» Problem details:
Output all the data exactly. Pictures do not belong in the copy.

» Information provided:
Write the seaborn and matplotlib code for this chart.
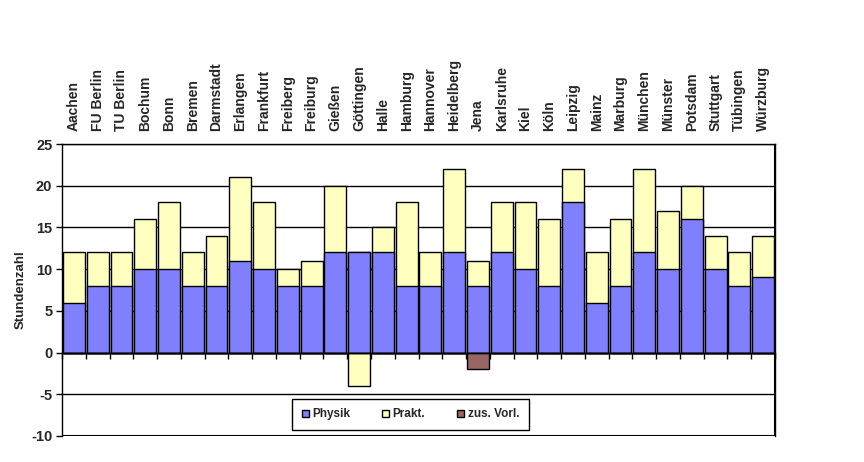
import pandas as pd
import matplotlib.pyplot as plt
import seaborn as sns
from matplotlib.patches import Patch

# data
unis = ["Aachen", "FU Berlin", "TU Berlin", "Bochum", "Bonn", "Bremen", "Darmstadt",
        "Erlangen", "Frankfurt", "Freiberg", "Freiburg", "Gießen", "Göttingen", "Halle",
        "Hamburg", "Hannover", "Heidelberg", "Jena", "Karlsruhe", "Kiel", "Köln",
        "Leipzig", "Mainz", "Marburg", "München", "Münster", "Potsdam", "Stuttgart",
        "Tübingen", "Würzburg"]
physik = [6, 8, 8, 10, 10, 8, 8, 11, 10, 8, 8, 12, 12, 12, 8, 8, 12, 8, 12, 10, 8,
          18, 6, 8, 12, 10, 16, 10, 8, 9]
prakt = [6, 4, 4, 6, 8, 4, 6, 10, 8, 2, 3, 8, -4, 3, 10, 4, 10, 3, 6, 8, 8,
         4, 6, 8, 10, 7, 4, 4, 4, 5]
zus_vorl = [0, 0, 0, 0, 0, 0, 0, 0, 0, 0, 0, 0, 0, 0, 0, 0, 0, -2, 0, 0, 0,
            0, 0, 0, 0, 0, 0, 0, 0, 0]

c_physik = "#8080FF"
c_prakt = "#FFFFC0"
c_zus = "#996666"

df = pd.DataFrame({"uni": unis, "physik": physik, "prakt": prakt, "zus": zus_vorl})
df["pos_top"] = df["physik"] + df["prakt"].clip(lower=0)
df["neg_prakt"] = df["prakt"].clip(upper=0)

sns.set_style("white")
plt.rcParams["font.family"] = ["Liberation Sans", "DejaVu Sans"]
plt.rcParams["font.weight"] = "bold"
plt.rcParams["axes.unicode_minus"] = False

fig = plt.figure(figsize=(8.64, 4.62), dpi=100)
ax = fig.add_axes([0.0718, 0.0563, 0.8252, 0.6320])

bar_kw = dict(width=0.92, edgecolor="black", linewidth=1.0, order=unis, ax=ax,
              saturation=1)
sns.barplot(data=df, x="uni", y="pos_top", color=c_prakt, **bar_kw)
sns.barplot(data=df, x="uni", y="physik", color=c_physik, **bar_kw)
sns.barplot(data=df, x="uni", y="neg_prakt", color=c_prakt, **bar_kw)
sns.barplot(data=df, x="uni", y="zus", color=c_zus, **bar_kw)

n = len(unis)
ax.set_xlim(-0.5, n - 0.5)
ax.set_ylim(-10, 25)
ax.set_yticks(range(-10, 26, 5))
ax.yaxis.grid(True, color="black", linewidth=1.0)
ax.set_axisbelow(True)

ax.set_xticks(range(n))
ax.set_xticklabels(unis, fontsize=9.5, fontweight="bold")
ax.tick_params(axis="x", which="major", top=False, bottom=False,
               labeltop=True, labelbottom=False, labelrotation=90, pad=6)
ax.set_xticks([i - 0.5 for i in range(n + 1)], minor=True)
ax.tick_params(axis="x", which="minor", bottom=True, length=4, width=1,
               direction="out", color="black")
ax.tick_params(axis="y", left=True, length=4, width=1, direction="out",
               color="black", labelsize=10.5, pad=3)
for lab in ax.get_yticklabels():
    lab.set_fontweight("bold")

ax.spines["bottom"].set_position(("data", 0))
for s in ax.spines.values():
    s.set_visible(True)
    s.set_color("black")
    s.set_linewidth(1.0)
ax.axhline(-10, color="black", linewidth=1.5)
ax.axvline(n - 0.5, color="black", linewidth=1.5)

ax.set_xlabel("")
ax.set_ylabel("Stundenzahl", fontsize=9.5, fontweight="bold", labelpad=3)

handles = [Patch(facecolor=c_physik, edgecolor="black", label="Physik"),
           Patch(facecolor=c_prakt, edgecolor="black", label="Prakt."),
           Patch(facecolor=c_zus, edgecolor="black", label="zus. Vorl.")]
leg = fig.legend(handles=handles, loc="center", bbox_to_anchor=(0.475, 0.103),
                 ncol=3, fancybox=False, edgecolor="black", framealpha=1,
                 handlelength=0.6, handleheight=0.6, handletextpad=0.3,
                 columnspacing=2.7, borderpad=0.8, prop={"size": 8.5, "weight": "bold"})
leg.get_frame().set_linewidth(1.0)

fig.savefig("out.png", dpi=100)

» Output:
Write the seaborn and matplotlib code for this chart.
import pandas as pd
import matplotlib.pyplot as plt
import seaborn as sns
from matplotlib.patches import Patch

# data
unis = ["Aachen", "FU Berlin", "TU Berlin", "Bochum", "Bonn", "Bremen", "Darmstadt",
        "Erlangen", "Frankfurt", "Freiberg", "Freiburg", "Gießen", "Göttingen", "Halle",
        "Hamburg", "Hannover", "Heidelberg", "Jena", "Karlsruhe", "Kiel", "Köln",
        "Leipzig", "Mainz", "Marburg", "München", "Münster", "Potsdam", "Stuttgart",
        "Tübingen", "Würzburg"]
physik = [6, 8, 8, 10, 10, 8, 8, 11, 10, 8, 8, 12, 12, 12, 8, 8, 12, 8, 12, 10, 8,
          18, 6, 8, 12, 10, 16, 10, 8, 9]
prakt = [6, 4, 4, 6, 8, 4, 6, 10, 8, 2, 3, 8, -4, 3, 10, 4, 10, 3, 6, 8, 8,
         4, 6, 8, 10, 7, 4, 4, 4, 5]
zus_vorl = [0, 0, 0, 0, 0, 0, 0, 0, 0, 0, 0, 0, 0, 0, 0, 0, 0, -2, 0, 0, 0,
            0, 0, 0, 0, 0, 0, 0, 0, 0]

c_physik = "#8080FF"
c_prakt = "#FFFFC0"
c_zus = "#996666"

df = pd.DataFrame({"uni": unis, "physik": physik, "prakt": prakt, "zus": zus_vorl})
df["pos_top"] = df["physik"] + df["prakt"].clip(lower=0)
df["neg_prakt"] = df["prakt"].clip(upper=0)

sns.set_style("white")
plt.rcParams["font.family"] = ["Liberation Sans", "DejaVu Sans"]
plt.rcParams["font.weight"] = "bold"
plt.rcParams["axes.unicode_minus"] = False

fig = plt.figure(figsize=(8.64, 4.62), dpi=100)
ax = fig.add_axes([0.0718, 0.0563, 0.8252, 0.6320])

bar_kw = dict(width=0.92, edgecolor="black", linewidth=1.0, order=unis, ax=ax,
              saturation=1)
sns.barplot(data=df, x="uni", y="pos_top", color=c_prakt, **bar_kw)
sns.barplot(data=df, x="uni", y="physik", color=c_physik, **bar_kw)
sns.barplot(data=df, x="uni", y="neg_prakt", color=c_prakt, **bar_kw)
sns.barplot(data=df, x="uni", y="zus", color=c_zus, **bar_kw)

n = len(unis)
ax.set_xlim(-0.5, n - 0.5)
ax.set_ylim(-10, 25)
ax.set_yticks(range(-10, 26, 5))
ax.yaxis.grid(True, color="black", linewidth=1.0)
ax.set_axisbelow(True)

ax.set_xticks(range(n))
ax.set_xticklabels(unis, fontsize=9.5, fontweight="bold")
ax.tick_params(axis="x", which="major", top=False, bottom=False,
               labeltop=True, labelbottom=False, labelrotation=90, pad=6)
ax.set_xticks([i - 0.5 for i in range(n + 1)], minor=True)
ax.tick_params(axis="x", which="minor", bottom=True, length=4, width=1,
               direction="out", color="black")
ax.tick_params(axis="y", left=True, length=4, width=1, direction="out",
               color="black", labelsize=10.5, pad=3)
for lab in ax.get_yticklabels():
    lab.set_fontweight("bold")

ax.spines["bottom"].set_position(("data", 0))
for s in ax.spines.values():
    s.set_visible(True)
    s.set_color("black")
    s.set_linewidth(1.0)
ax.axhline(-10, color="black", linewidth=1.5)
ax.axvline(n - 0.5, color="black", linewidth=1.5)

ax.set_xlabel("")
ax.set_ylabel("Stundenzahl", fontsize=9.5, fontweight="bold", labelpad=3)

handles = [Patch(facecolor=c_physik, edgecolor="black", label="Physik"),
           Patch(facecolor=c_prakt, edgecolor="black", label="Prakt."),
           Patch(facecolor=c_zus, edgecolor="black", label="zus. Vorl.")]
leg = fig.legend(handles=handles, loc="center", bbox_to_anchor=(0.475, 0.103),
                 ncol=3, fancybox=False, edgecolor="black", framealpha=1,
                 handlelength=0.6, handleheight=0.6, handletextpad=0.3,
                 columnspacing=2.7, borderpad=0.8, prop={"size": 8.5, "weight": "bold"})
leg.get_frame().set_linewidth(1.0)

fig.savefig("out.png", dpi=100)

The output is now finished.